From a partner ecosystem perspective, embedded ERP changes the implementation equation. Instead of introducing a separate ERP sale with a full standalone deployment, the partner expands from an existing operational footprint. Customer data, user roles, and workflow context already exist. That lowers onboarding friction and can shorten time to value, especially for mid-market construction firms that want operational continuity more than a large transformation program.
| Model | Best fit | Primary benefit | Primary risk |
|---|---|---|---|
| Reseller ERP | Partners focused on sales and advisory | Lower product ownership burden | Less control over delivery and margins |
| White-label ERP | Consultancies, agencies, niche vertical providers | Brand control and stronger recurring revenue capture | Higher support and enablement responsibility |
| Embedded ERP | Construction SaaS platforms with active user base | Lower adoption friction and deeper product stickiness | Requires strong product integration discipline |
| OEM ERP | Partners building a repeatable vertical solution | Operational control and scalable packaging | Needs mature onboarding and lifecycle operations |
Recurring revenue strategy when implementation capacity is constrained
Many partners still price construction ERP around implementation projects first and subscriptions second. That is a mistake when delivery capacity is the limiting factor. If implementation is scarce, the business should be designed to maximize lifetime value per deployment slot. OEM ERP supports this by allowing partners to package software, onboarding, support, managed services, and vertical extensions into a recurring revenue framework rather than relying on one-time services.
A strong recurring revenue model in this context usually includes platform subscription, premium support, integration monitoring, reporting packs, release management, and periodic optimization services. Instead of treating go-live as the end of the commercial cycle, the partner treats it as the start of account expansion. This is especially effective in construction, where customers often add entities, projects, users, workflows, and compliance requirements over time.
Executive teams should track implementation backlog not only as an operations metric but as a revenue architecture issue. If a partner has a 90-day queue before kickoff, sales efficiency will eventually decline. Prospects will defer decisions, customer expectations will deteriorate, and channel reputation will weaken. The answer is not simply hiring more consultants. It is redesigning the offer so more of the deployment is standardized, productized, and supported by lower-cost enablement layers.
Realistic partner scenarios in the construction market
Consider a regional ERP reseller serving specialty contractors. The firm closes deals effectively because it understands job costing and service operations, but every new customer requires heavy consultant involvement. By moving to an OEM construction package with predefined financial templates, service work order flows, and standard integrations to payroll and field apps, the reseller reduces average implementation time and can activate subscription revenue sooner.

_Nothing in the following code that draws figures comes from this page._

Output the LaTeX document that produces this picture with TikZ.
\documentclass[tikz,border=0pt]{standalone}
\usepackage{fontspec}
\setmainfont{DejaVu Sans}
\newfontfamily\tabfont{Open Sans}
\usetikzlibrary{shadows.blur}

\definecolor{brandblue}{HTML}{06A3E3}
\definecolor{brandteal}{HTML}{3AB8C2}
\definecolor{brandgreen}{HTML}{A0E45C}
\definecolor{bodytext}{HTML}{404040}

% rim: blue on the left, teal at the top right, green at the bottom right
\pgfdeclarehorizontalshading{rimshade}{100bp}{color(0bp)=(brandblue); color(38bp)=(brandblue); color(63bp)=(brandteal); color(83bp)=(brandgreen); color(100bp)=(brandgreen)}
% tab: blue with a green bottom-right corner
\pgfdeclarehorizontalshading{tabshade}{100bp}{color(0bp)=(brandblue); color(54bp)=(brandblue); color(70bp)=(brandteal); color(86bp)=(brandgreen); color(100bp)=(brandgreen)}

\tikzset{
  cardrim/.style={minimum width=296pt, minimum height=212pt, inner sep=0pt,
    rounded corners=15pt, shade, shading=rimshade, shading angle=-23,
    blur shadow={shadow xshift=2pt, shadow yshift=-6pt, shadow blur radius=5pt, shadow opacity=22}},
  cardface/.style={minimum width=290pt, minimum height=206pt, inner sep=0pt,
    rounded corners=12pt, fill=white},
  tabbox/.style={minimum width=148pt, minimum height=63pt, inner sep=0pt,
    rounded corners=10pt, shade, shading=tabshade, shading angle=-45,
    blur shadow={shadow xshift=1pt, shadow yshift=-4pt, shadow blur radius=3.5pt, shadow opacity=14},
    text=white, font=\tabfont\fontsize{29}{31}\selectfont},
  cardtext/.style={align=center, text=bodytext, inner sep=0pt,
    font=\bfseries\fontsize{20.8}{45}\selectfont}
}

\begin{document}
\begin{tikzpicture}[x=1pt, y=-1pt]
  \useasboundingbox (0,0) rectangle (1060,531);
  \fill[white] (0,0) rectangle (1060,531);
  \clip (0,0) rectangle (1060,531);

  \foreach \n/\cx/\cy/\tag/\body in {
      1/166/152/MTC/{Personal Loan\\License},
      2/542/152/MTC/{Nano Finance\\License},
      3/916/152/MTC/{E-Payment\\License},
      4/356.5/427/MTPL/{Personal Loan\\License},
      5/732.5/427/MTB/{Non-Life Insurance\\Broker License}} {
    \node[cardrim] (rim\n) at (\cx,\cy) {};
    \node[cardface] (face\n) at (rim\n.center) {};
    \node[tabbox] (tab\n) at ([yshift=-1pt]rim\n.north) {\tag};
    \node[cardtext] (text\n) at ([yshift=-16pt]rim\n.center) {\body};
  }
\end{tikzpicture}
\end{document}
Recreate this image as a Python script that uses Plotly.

In another scenario, a construction procurement SaaS company wants to expand wallet share without becoming a full ERP developer. By embedding OEM ERP capabilities for purchasing controls, AP workflows, and project cost visibility, it extends into financial operations while keeping the user experience inside its existing platform. Implementation becomes an extension of current customer onboarding rather than a separate enterprise software project.

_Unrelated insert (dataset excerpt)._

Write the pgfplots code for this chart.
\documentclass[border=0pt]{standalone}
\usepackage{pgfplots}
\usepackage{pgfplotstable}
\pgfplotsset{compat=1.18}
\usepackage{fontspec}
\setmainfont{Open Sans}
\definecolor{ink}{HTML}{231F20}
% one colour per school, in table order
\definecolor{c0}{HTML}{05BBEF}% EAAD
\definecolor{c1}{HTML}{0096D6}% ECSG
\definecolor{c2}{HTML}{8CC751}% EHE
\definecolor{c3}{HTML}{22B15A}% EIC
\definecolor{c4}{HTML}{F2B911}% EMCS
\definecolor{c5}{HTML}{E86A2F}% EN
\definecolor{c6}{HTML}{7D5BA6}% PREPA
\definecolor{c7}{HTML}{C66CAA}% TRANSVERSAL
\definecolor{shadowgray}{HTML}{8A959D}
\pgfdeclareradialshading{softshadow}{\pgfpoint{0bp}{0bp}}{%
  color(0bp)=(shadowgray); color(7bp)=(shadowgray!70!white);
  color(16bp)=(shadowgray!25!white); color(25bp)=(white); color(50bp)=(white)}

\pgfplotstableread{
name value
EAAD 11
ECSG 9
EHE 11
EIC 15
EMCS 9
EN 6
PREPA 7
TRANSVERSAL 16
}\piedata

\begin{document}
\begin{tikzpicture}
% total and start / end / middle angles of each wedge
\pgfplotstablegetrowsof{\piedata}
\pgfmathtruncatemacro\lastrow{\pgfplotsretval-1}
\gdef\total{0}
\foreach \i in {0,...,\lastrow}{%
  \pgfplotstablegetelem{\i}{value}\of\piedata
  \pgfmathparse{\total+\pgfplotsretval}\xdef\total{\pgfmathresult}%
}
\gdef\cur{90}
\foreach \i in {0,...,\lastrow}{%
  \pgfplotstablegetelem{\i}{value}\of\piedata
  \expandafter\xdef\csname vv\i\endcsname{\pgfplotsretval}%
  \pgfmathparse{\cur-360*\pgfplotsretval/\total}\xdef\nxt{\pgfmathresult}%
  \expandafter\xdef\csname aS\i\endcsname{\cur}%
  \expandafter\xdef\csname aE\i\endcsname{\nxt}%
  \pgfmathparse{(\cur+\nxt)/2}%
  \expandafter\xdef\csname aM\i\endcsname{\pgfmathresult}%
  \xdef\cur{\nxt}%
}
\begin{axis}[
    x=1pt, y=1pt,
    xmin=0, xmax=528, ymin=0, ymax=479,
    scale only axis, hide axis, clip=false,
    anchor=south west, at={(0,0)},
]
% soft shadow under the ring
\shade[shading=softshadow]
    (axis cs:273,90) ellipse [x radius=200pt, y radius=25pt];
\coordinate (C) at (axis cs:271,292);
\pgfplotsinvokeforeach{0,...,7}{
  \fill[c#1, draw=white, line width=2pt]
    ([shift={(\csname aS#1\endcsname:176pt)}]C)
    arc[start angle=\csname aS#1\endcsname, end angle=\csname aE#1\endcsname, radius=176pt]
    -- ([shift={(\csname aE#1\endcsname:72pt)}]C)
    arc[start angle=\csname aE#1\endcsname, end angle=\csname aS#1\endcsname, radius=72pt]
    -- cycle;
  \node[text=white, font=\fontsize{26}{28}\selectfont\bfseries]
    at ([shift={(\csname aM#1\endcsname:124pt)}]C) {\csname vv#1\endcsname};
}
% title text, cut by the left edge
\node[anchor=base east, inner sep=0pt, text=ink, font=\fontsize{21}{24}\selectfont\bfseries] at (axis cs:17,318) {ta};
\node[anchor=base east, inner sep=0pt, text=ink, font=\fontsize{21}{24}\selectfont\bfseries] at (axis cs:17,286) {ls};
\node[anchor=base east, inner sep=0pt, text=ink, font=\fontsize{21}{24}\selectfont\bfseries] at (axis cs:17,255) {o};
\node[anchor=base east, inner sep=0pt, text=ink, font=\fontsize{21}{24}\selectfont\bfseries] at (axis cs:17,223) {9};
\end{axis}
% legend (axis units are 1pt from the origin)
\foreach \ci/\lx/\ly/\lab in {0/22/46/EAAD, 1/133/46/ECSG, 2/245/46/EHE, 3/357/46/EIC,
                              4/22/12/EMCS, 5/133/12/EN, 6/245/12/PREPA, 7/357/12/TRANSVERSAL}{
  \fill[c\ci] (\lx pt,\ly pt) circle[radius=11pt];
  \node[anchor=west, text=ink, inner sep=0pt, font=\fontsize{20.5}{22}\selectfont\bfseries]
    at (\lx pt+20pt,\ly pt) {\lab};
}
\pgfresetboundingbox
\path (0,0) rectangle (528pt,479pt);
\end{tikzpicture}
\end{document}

A third scenario involves a consulting agency with strong construction CFO relationships. It white-labels an ERP platform and offers a managed finance operations package for mid-market contractors. The agency does not try to support every edge case. Instead, it targets a narrow segment, enforces a standard operating model, and monetizes advisory, support, and optimization on a recurring basis. That creates a more predictable business than custom implementation work alone.
Partner onboarding and enablement recommendations
- Define an ideal customer profile with implementation fit criteria, not just revenue size or industry label.
- Build role-based enablement for sales, solution consultants, onboarding teams, and support staff so each function understands the packaged construction use case.
- Create implementation scorecards that flag data quality, integration complexity, payroll requirements, and reporting exceptions before contracts are finalized.
- Use customer-facing deployment milestones with clear ownership across partner, customer, and OEM platform teams.
- Establish a post-go-live success motion that includes adoption reviews, support trend analysis, and expansion planning.
Enablement is often where partner strategies fail. A strong OEM ERP agreement does not automatically create scalable delivery. Partners need repeatable sales qualification, implementation governance, support routing, and escalation management. In construction, this is even more important because operational disruptions during rollout can affect payroll, billing, subcontractor payments, and project reporting.
Executive recommendations for scaling without degrading delivery quality
First, narrow the solution scope before expanding channel volume. Construction ERP partners that try to serve every contractor type with one broad implementation model usually create internal complexity that overwhelms delivery teams. Segment-specific packaging is more scalable than universal flexibility.
Second, align compensation and forecasting with recurring revenue activation, not just bookings. If sales teams are rewarded for deals that implementation cannot absorb, bottlenecks will intensify. Revenue operations should include implementation capacity planning as part of pipeline governance.
Third, invest in productized onboarding assets before adding headcount. Templates, migration checklists, workflow libraries, training modules, and support playbooks often generate better scaling outcomes than simply hiring more senior consultants into an inconsistent delivery model.
Fourth, treat OEM and embedded ERP strategy as a platform decision, not a short-term sales tactic. The long-term value comes from owning customer lifecycle economics, reducing churn through tighter workflow fit, and creating a repeatable partner operating model that can support expansion into adjacent construction segments.
Conclusion: the best construction OEM ERP strategy reduces variance, not just workload
Partners managing implementation bottlenecks in construction do not need more complexity. They need more control. OEM ERP, white-label ERP, and embedded ERP models are most effective when they reduce deployment variance, standardize customer onboarding, and improve recurring revenue capture across the full account lifecycle.
For SysGenPro partner ecosystems, the strategic question is not whether construction demand exists. It is whether the partner model can convert demand into profitable, repeatable, and supportable delivery. The firms that win will be the ones that package construction expertise into scalable ERP operating models rather than relying on consultant heroics to carry every implementation.